§ **Request**: Pictures aside, quote the whole listing exactly.

§ **Dataset section**:
______________________________

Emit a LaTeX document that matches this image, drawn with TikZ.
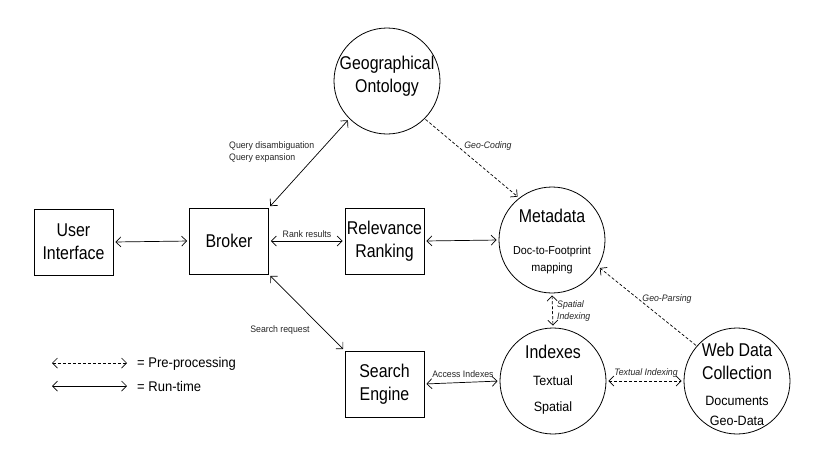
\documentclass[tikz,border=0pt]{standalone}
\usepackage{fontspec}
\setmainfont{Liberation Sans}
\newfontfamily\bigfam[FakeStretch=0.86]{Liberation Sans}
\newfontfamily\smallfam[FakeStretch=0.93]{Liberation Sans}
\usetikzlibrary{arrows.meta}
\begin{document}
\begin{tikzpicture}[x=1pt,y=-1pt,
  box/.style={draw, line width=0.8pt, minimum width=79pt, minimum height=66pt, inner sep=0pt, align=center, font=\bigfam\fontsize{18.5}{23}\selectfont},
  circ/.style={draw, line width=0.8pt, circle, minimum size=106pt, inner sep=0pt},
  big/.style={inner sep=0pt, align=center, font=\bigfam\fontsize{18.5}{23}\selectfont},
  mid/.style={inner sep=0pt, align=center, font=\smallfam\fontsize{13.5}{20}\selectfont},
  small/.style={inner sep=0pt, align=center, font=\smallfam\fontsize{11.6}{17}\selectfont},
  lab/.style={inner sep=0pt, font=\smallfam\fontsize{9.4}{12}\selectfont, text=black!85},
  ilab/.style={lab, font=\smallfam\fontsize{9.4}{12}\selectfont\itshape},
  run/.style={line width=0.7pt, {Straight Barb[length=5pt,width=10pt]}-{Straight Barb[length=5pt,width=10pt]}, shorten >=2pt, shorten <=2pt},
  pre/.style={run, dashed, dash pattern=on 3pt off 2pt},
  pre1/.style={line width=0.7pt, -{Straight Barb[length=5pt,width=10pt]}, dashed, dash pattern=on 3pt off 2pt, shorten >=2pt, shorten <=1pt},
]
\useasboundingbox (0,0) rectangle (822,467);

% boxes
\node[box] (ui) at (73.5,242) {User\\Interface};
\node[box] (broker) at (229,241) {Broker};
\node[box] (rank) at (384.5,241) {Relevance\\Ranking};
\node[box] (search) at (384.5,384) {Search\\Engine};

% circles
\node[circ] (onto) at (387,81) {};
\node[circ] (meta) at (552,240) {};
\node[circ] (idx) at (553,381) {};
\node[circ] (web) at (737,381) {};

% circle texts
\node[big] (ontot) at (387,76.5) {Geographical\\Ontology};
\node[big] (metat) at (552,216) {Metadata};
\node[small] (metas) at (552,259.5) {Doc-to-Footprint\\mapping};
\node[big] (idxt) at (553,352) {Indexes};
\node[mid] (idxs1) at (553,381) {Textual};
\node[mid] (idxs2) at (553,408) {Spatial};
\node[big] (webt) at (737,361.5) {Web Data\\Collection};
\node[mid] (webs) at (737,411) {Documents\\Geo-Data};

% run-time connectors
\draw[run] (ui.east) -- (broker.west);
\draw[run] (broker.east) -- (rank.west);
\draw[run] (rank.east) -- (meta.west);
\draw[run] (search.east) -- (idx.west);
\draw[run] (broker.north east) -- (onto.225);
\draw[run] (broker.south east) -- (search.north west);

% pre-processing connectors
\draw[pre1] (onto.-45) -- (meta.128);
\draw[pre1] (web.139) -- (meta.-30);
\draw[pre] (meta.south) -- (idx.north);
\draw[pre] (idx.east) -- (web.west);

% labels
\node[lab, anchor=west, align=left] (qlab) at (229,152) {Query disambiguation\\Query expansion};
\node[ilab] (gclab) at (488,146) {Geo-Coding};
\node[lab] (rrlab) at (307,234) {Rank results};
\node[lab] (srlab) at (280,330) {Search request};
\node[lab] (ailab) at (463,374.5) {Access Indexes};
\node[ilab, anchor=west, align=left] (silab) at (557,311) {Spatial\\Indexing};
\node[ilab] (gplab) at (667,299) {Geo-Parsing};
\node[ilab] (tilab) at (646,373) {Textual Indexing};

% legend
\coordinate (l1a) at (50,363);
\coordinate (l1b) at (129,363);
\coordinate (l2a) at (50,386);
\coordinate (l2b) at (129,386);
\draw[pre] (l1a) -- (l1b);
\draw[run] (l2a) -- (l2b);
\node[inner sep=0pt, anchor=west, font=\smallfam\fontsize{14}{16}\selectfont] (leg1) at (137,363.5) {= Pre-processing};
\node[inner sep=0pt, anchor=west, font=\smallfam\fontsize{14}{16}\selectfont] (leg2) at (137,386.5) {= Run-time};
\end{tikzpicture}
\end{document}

______________________________

§ **Exercise response**:
Emit a LaTeX document that matches this image, drawn with TikZ.
\documentclass[tikz,border=0pt]{standalone}
\usepackage{fontspec}
\setmainfont{Liberation Sans}
\newfontfamily\bigfam[FakeStretch=0.86]{Liberation Sans}
\newfontfamily\smallfam[FakeStretch=0.93]{Liberation Sans}
\usetikzlibrary{arrows.meta}
\begin{document}
\begin{tikzpicture}[x=1pt,y=-1pt,
  box/.style={draw, line width=0.8pt, minimum width=79pt, minimum height=66pt, inner sep=0pt, align=center, font=\bigfam\fontsize{18.5}{23}\selectfont},
  circ/.style={draw, line width=0.8pt, circle, minimum size=106pt, inner sep=0pt},
  big/.style={inner sep=0pt, align=center, font=\bigfam\fontsize{18.5}{23}\selectfont},
  mid/.style={inner sep=0pt, align=center, font=\smallfam\fontsize{13.5}{20}\selectfont},
  small/.style={inner sep=0pt, align=center, font=\smallfam\fontsize{11.6}{17}\selectfont},
  lab/.style={inner sep=0pt, font=\smallfam\fontsize{9.4}{12}\selectfont, text=black!85},
  ilab/.style={lab, font=\smallfam\fontsize{9.4}{12}\selectfont\itshape},
  run/.style={line width=0.7pt, {Straight Barb[length=5pt,width=10pt]}-{Straight Barb[length=5pt,width=10pt]}, shorten >=2pt, shorten <=2pt},
  pre/.style={run, dashed, dash pattern=on 3pt off 2pt},
  pre1/.style={line width=0.7pt, -{Straight Barb[length=5pt,width=10pt]}, dashed, dash pattern=on 3pt off 2pt, shorten >=2pt, shorten <=1pt},
]
\useasboundingbox (0,0) rectangle (822,467);

% boxes
\node[box] (ui) at (73.5,242) {User\\Interface};
\node[box] (broker) at (229,241) {Broker};
\node[box] (rank) at (384.5,241) {Relevance\\Ranking};
\node[box] (search) at (384.5,384) {Search\\Engine};

% circles
\node[circ] (onto) at (387,81) {};
\node[circ] (meta) at (552,240) {};
\node[circ] (idx) at (553,381) {};
\node[circ] (web) at (737,381) {};

% circle texts
\node[big] (ontot) at (387,76.5) {Geographical\\Ontology};
\node[big] (metat) at (552,216) {Metadata};
\node[small] (metas) at (552,259.5) {Doc-to-Footprint\\mapping};
\node[big] (idxt) at (553,352) {Indexes};
\node[mid] (idxs1) at (553,381) {Textual};
\node[mid] (idxs2) at (553,408) {Spatial};
\node[big] (webt) at (737,361.5) {Web Data\\Collection};
\node[mid] (webs) at (737,411) {Documents\\Geo-Data};

% run-time connectors
\draw[run] (ui.east) -- (broker.west);
\draw[run] (broker.east) -- (rank.west);
\draw[run] (rank.east) -- (meta.west);
\draw[run] (search.east) -- (idx.west);
\draw[run] (broker.north east) -- (onto.225);
\draw[run] (broker.south east) -- (search.north west);

% pre-processing connectors
\draw[pre1] (onto.-45) -- (meta.128);
\draw[pre1] (web.139) -- (meta.-30);
\draw[pre] (meta.south) -- (idx.north);
\draw[pre] (idx.east) -- (web.west);

% labels
\node[lab, anchor=west, align=left] (qlab) at (229,152) {Query disambiguation\\Query expansion};
\node[ilab] (gclab) at (488,146) {Geo-Coding};
\node[lab] (rrlab) at (307,234) {Rank results};
\node[lab] (srlab) at (280,330) {Search request};
\node[lab] (ailab) at (463,374.5) {Access Indexes};
\node[ilab, anchor=west, align=left] (silab) at (557,311) {Spatial\\Indexing};
\node[ilab] (gplab) at (667,299) {Geo-Parsing};
\node[ilab] (tilab) at (646,373) {Textual Indexing};

% legend
\coordinate (l1a) at (50,363);
\coordinate (l1b) at (129,363);
\coordinate (l2a) at (50,386);
\coordinate (l2b) at (129,386);
\draw[pre] (l1a) -- (l1b);
\draw[run] (l2a) -- (l2b);
\node[inner sep=0pt, anchor=west, font=\smallfam\fontsize{14}{16}\selectfont] (leg1) at (137,363.5) {= Pre-processing};
\node[inner sep=0pt, anchor=west, font=\smallfam\fontsize{14}{16}\selectfont] (leg2) at (137,386.5) {= Run-time};
\end{tikzpicture}
\end{document}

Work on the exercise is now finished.